Tuesday, May 13, 2008

How Government is Run

From the Washington Times:Regulators under fire for ignoring red flags.

Sheila Bair logged onto her e-mail account recently and got a pop-up ad offering a $175,000 home loan with monthly payments of only $400.

"I thought, 'Oh no, it's coming back already,' " said Mrs. Bair, the Federal Deposit Insurance Corp. chairman who had spotted problems with abusive and risky mortgages long before the mortgage crisis broke out last year.

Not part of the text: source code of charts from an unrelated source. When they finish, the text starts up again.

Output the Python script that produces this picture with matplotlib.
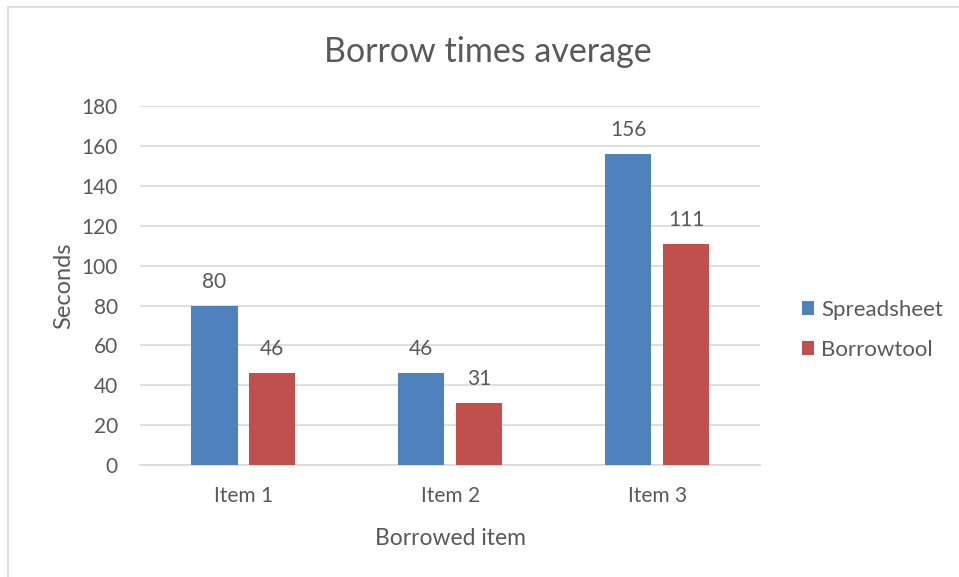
import numpy as np
import matplotlib.pyplot as plt
from matplotlib.patches import Rectangle

items = ['Item 1', 'Item 2', 'Item 3']
spreadsheet = [80, 46, 156]
borrowtool = [46, 31, 111]
series_names = ['Spreadsheet', 'Borrowtool']
colors = ['#4f81bd', '#c0504d']
text_color = '#595959'

plt.rcParams['font.family'] = ['Lato', 'DejaVu Sans']

fig = plt.figure(figsize=(9.59, 5.77), dpi=100)
ax = fig.add_axes([0.146, 0.194, 0.647, 0.622])

# light frame around the chart area, like the Excel chart border
fig.patches.append(Rectangle((8 / 959, -0.01), 1.0, 1 - 7 / 577 + 0.01,
                             transform=fig.transFigure, fill=False,
                             edgecolor='#d9d9d9', linewidth=1.2))

x = np.arange(len(items))
w = 0.223
off = 0.14
b1 = ax.bar(x - off, spreadsheet, w, color=colors[0], label=series_names[0], zorder=3)
b2 = ax.bar(x + off, borrowtool, w, color=colors[1], label=series_names[1], zorder=3)

for bars, vals in [(b1, spreadsheet), (b2, borrowtool)]:
    for rect, v in zip(bars, vals):
        ax.annotate(str(v), (rect.get_x() + rect.get_width() / 2, v),
                    xytext=(0, 10), textcoords='offset points',
                    ha='center', va='bottom', fontsize=15, color=text_color)

ax.set_xlim(-0.5, 2.5)
ax.set_ylim(0, 180)
ax.set_yticks(range(0, 181, 20))
ax.set_xticks(x)
ax.set_xticklabels(items)
ax.tick_params(length=0, labelsize=15, colors=text_color)
ax.tick_params(axis='y', pad=16)
ax.tick_params(axis='x', pad=15)
ax.yaxis.grid(True, color='#d9d9d9', linewidth=1.2, zorder=0)
for s in ['top', 'right', 'left']:
    ax.spines[s].set_visible(False)
ax.spines['bottom'].set_color('#d9d9d9')
ax.spines['bottom'].set_linewidth(1.2)

# title is centred on the whole chart area, not on the plot area
fig.text(488 / 959, 1 - 52 / 577, 'Borrow times average', fontsize=24.5,
         color=text_color, ha='center', va='center')
ax.set_ylabel('Seconds', fontsize=17, color=text_color, labelpad=5)
ax.set_xlabel('Borrowed item', fontsize=16.5, color=text_color, labelpad=16)

fig.legend(loc='center left', bbox_to_anchor=(0.815, 0.428), frameon=False,
           fontsize=16, labelcolor=text_color, handlelength=0.58, handleheight=0.58,
           handletextpad=0.3, labelspacing=0.9)

fig.savefig('out.png', dpi=100)
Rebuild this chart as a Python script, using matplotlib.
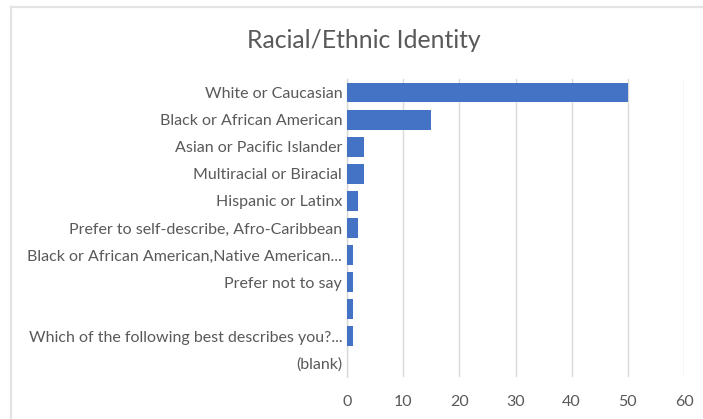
import matplotlib
matplotlib.use("Agg")
import matplotlib.pyplot as plt
from matplotlib.lines import Line2D

categories = [
    "White or Caucasian",
    "Black or African American",
    "Asian or Pacific Islander",
    "Multiracial or Biracial",
    "Hispanic or Latinx",
    "Prefer to self-describe, Afro-Caribbean",
    "Black or African American,Native American...",
    "Prefer not to say",
    "",
    "Which of the following best describes you?...",
    "(blank)",
]
counts = [50, 15, 3, 3, 2, 2, 1, 1, 1, 1, 0]
x_ticks = [0, 10, 20, 30, 40, 50, 60]

TEXT = "#595959"
GRID = "#d9d9d9"
BAR = "#4472C4"
FONT = "Lato"

fig = plt.figure(figsize=(7.03, 4.19), dpi=100)
fig.patch.set_facecolor("white")

# light chart-area frame (top and left edges)
fig.add_artist(Line2D([11.5 / 703, 11.5 / 703], [0, 1 - 7 / 419],
                      transform=fig.transFigure, color="#e3e3e3", lw=1.6))
fig.add_artist(Line2D([11.5 / 703, 1], [1 - 7 / 419, 1 - 7 / 419],
                      transform=fig.transFigure, color="#e3e3e3", lw=1.6))

ax = fig.add_axes([347 / 703, 1 - 377 / 419, (684 - 347) / 703, (377 - 79) / 419])
pos = list(range(len(categories)))
ax.barh(pos, counts, height=0.73, color=BAR, zorder=3)

ax.set_ylim(len(categories) - 0.5, -0.5)
ax.set_xlim(0, 60)
ax.set_xticks(x_ticks)
ax.set_xticklabels([str(t) for t in x_ticks])
ax.set_yticks(pos)
ax.set_yticklabels(categories)

ax.xaxis.grid(True, color=GRID, lw=1.0, zorder=0)
ax.set_axisbelow(True)
for s in ["top", "right", "bottom"]:
    ax.spines[s].set_visible(False)
ax.spines["left"].set_color(GRID)
ax.spines["left"].set_linewidth(1.0)

ax.tick_params(axis="both", length=0, colors=TEXT, labelsize=11.5)
ax.tick_params(axis="y", pad=3.5)
ax.tick_params(axis="x", pad=13)
for lab in ax.get_xticklabels() + ax.get_yticklabels():
    lab.set_fontfamily(FONT)
    lab.set_color(TEXT)

fig.text(364 / 703, 1 - 40 / 419, "Racial/Ethnic Identity", ha="center", va="center",
         fontsize=17.8, color=TEXT, fontfamily=FONT)

fig.savefig("out.png", dpi=100)
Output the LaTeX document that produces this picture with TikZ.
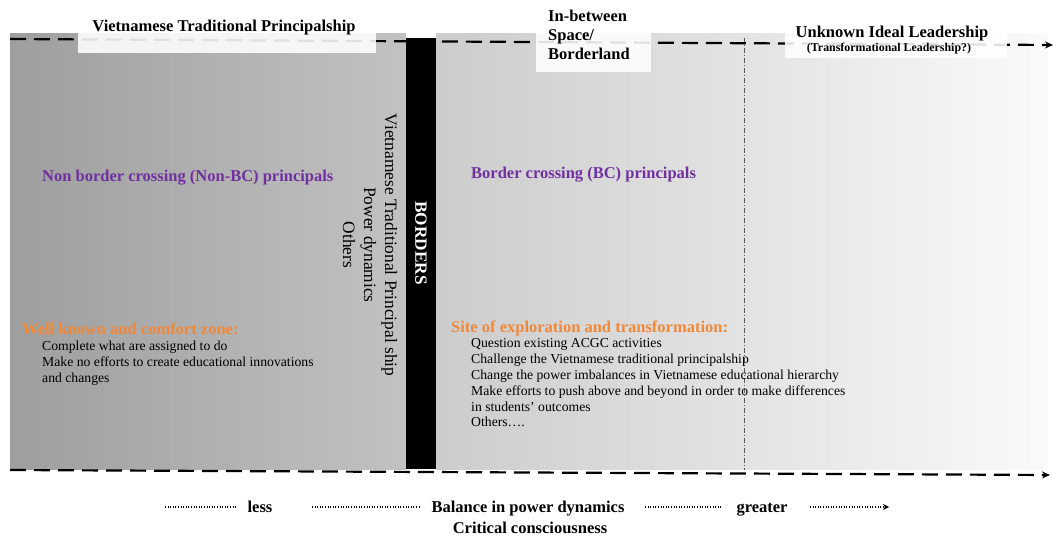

The pop-up on the screen took her back several years to the time she first saw trouble brewing. The ads had been the warning flags: pop-ups, spam e-mails and junk-mail fliers offering loans at extraordinarily easy terms and low rates without explaining that the payments would eventually shoot up to unaffordable levels — a practice that will be banned in the future.

"Back then, we mainly looked at it as a consumer issue. I don't think anybody thought it had economic implications," Mrs. Bair said. Few people at the time had "a full appreciation of the costs of these mortgages, or [realized that] if the market stopped going up [borrowers] would lose their ability to pay."


First, we've met this bitch before right here. She is stupider than a rock, and the EE is insulting the rock, and he apologizes.

Secondly, if the buyers could only "pay" if the price was going up means that they were pulling out the appreciation to "pay" the monthly nut.

That is the freakin' definition of a Ponzi scheme which is illegal, the EE will point out to the ignorant government-salary bitch, for bleedin' obvious reasons.

However, we've lived through the Ultimate Ponzi Scheme.

What are the chances that she is doing this to preserve her job?